2 Things To Consider Before Choosing An Air Compressor
If you are looking for a great way to speed up any woodworking or construction project, you have probably thought about buying an air compressor from a company like Kruman. However, you might find yourself overwhelmed with all of the different air compressor models available at your local hardware store. Fortunately, by categorizing your needs, you might be able to find the perfect version. Here are two things to consider before choosing an air compressor:
1: Frequency of Use
One of the first things that you will notice about different air compressor models is that they come in a huge range of sizes. Although you might assume that bigger is better, the fact of the matter is that it largely depends on how often you plan to use your air compressor. Are you an at-home hobbyist or a professional contractor? If you only plan to use your new air compressor to nail together a few crafts, you won't need a large, industrial version. On the other hand, if you work in construction, you might need the air power that a 50-gallon air tank can provide.
Simply put, the larger the air compressor, the longer it can provide you with pressurized air before refilling itself. Air compressors constantly detect the internal pressure and click on to suck in additional air to maintain airflow. However, since most systems lose air power when they refill, you might end up waiting on your compressor if you choose a system that is too small for your needs. On the other hand, too large of an air compressor might take up valuable space in your garage or work truck.
To choose the right size, consider each air compressor's duty cycle. Basically, a duty cycle is a rating for how much of a break a system needs to take when run continuously for 10 minutes, and it is expressed with a percentage. For example, an air compressor with a duty cycle of 70% would mean that the air compressor would run for 7 out of 10 minutes before the motor would need to take a break. The higher the percentage, the longer the system is capable of running.
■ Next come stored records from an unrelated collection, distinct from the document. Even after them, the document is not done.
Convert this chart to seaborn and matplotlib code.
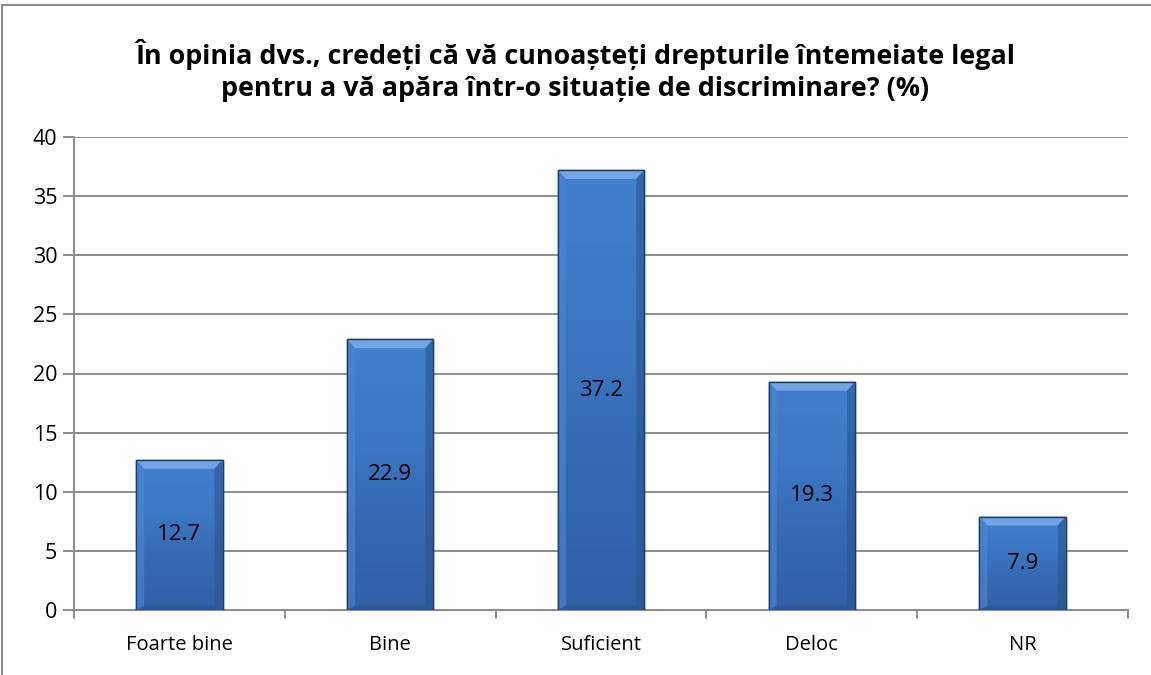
import numpy as np
import pandas as pd
import seaborn as sns
import matplotlib
matplotlib.use("Agg")
import matplotlib.pyplot as plt
from matplotlib.lines import Line2D
from matplotlib.patches import Polygon
from matplotlib.colors import LinearSegmentedColormap

categories = ["Foarte bine", "Bine", "Suficient", "Deloc", "NR"]
values = [12.7, 22.9, 37.2, 19.3, 7.9]
yticks = [0, 5, 10, 15, 20, 25, 30, 35, 40]
title = "În opinia dvs., credeți că vă cunoașteți drepturile întemeiate legal\npentru a vă apăra într-o situație de discriminare? (%)"

sns.set_theme(style="white")
plt.rcParams['font.family'] = ['Open Sans', 'DejaVu Sans']
plt.rcParams['text.color'] = 'black'
plt.rcParams['xtick.color'] = 'black'
plt.rcParams['ytick.color'] = 'black'

df = pd.DataFrame({"cat": categories, "val": values})
fig = plt.figure(figsize=(11.51, 6.75), dpi=100)
ax = fig.add_axes([74/1151, 1 - 610/675, (1128-74)/1151, (610-137)/675])

sns.barplot(data=df, x="cat", y="val", ax=ax, color="#3B74BE", width=0.41,
            edgecolor="#1F3F6A", linewidth=1.0, zorder=3)

ax.set_ylim(0, 40)
ax.set_xlim(-0.5, len(categories) - 0.5)
ax.set_yticks(yticks)
ax.set_yticklabels([str(t) for t in yticks], fontsize=15.5)
ax.yaxis.grid(True, color="#8C8C8C", linewidth=1.4, zorder=0)
ax.set_axisbelow(True)
ax.set_xlabel("")
ax.set_ylabel("")
ax.tick_params(axis='x', labelsize=14.5, length=0, pad=18, labelcolor="black")
ax.tick_params(axis='y', left=True, length=8, width=1.4, color="#8C8C8C", pad=4,
               labelcolor="black")
for s in ["top", "right"]:
    ax.spines[s].set_visible(False)
for s in ["left", "bottom"]:
    ax.spines[s].set_color("#8C8C8C")
    ax.spines[s].set_linewidth(1.4)

# x boundary ticks
for b in np.arange(-0.5, len(categories), 1.0):
    ax.plot([b, b], [0, -0.65], color="#8C8C8C", lw=1.4, clip_on=False, zorder=2)

# gradient fill with bevel for bars
cmap = LinearSegmentedColormap.from_list("bar", ["#4281CE", "#3D78C4", "#3569B2", "#3160A6"])
grad = np.linspace(0, 1, 256).reshape(-1, 1)
bx, by = 0.038, 0.75
for p in ax.patches[:len(values)]:
    x0, y0 = p.get_x(), p.get_y()
    w, h = p.get_width(), p.get_height()
    x1, y1 = x0 + w, y0 + h
    im = ax.imshow(grad, extent=[x0, x1, y0, y1], aspect='auto',
                   cmap=cmap, zorder=3.5)
    im.set_clip_path(p)
    ax.add_patch(Polygon([(x0, y1), (x1, y1), (x1 - bx, y1 - by), (x0 + bx, y1 - by)],
                         closed=True, color="#73A5E4", lw=0, zorder=3.6))
    ax.add_patch(Polygon([(x0, y1), (x0 + bx, y1 - by), (x0 + bx, y0 + by * 0.5), (x0, y0)],
                         closed=True, color="#4C88D2", alpha=0.6, lw=0, zorder=3.6))
    ax.add_patch(Polygon([(x1, y1), (x1 - bx, y1 - by), (x1 - bx, y0 + by * 0.5), (x1, y0)],
                         closed=True, color="#2A5590", alpha=0.6, lw=0, zorder=3.6))
    ax.add_patch(Polygon([(x0, y0), (x1, y0), (x1 - bx, y0 + by * 0.5), (x0 + bx, y0 + by * 0.5)],
                         closed=True, color="#2A5590", alpha=0.6, lw=0, zorder=3.6))
    ax.add_patch(plt.Rectangle((x0, y0), w, h, fill=False, edgecolor="#1F3F6A",
                               lw=1.0, zorder=3.7))

for i, v in enumerate(values):
    ax.text(i, v / 2, f"{v:.1f}", ha="center", va="center", fontsize=16,
            color="black", zorder=5)

fig.text(0.5, 1 - 70/675, title, ha="center", va="center", fontsize=19.4,
         fontweight="bold", linespacing=1.3, color="black")

# outer frame
fig.add_artist(Line2D([2/1151, 1], [1 - 5/675, 1 - 5/675], color="#8C8C8C", lw=1.5))
fig.add_artist(Line2D([2/1151, 2/1151], [0, 1 - 5/675], color="#8C8C8C", lw=1.5))

fig.savefig("out.png", dpi=100)
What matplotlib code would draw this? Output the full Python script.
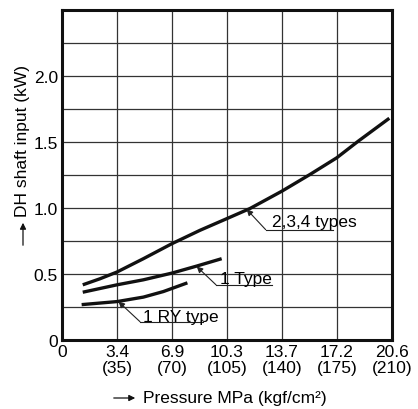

As you ponder your options, think about how many minutes straight you would need to use your system on average. If you are a stay-at-home mom who wants to add a little crown molding around the house, a system with a low air duty cycle might work just fine. On the other hand, if you know that you will need your system to keep up with you and run continuously, look for an air compressor with a large tank and a great duty cycle rating.
2: Work Location
After you know what size you are looking for, you will need to carefully consider your personal work environment. Here are a few types of air compressors, and the work environment they are meant for:
- Gas-Powered Air Compressors: If you are a professional contractor or tend to work outside in your yard, it isn't always easy to track down a power outlet. If you rely heavily on air tools to help you to get the job done, you might be left in a pinch if you can't plug your system in. However, gas-powered air compressors have internal combustion engines, so you can use them anywhere. In addition to toting that compressor onto your roof, you might also be able to get a little work done on your cabin in the middle of the wilderness.
- Electric Air Compressors: On the other hand, gas-powered air compressors tend to generate carbon monoxide, which can be dangerous if you work in the enclosed space of your basement or garage. To avoid polluting your indoor air with poisonous gas, purchase an electric air compressor.
- Adjustable Exhaust Air Compressors: If you want the flexibility of being able to work indoors or outside, consider looking for a system that boasts adjustable exhaust controls. These systems allow you to reroute the exhaust with the help of a long, adjustable hose, so that you can work wherever you want.
Choosing an air compressor designed to fit your needs might help you to get the job done a little faster, while staying safe in your work environment.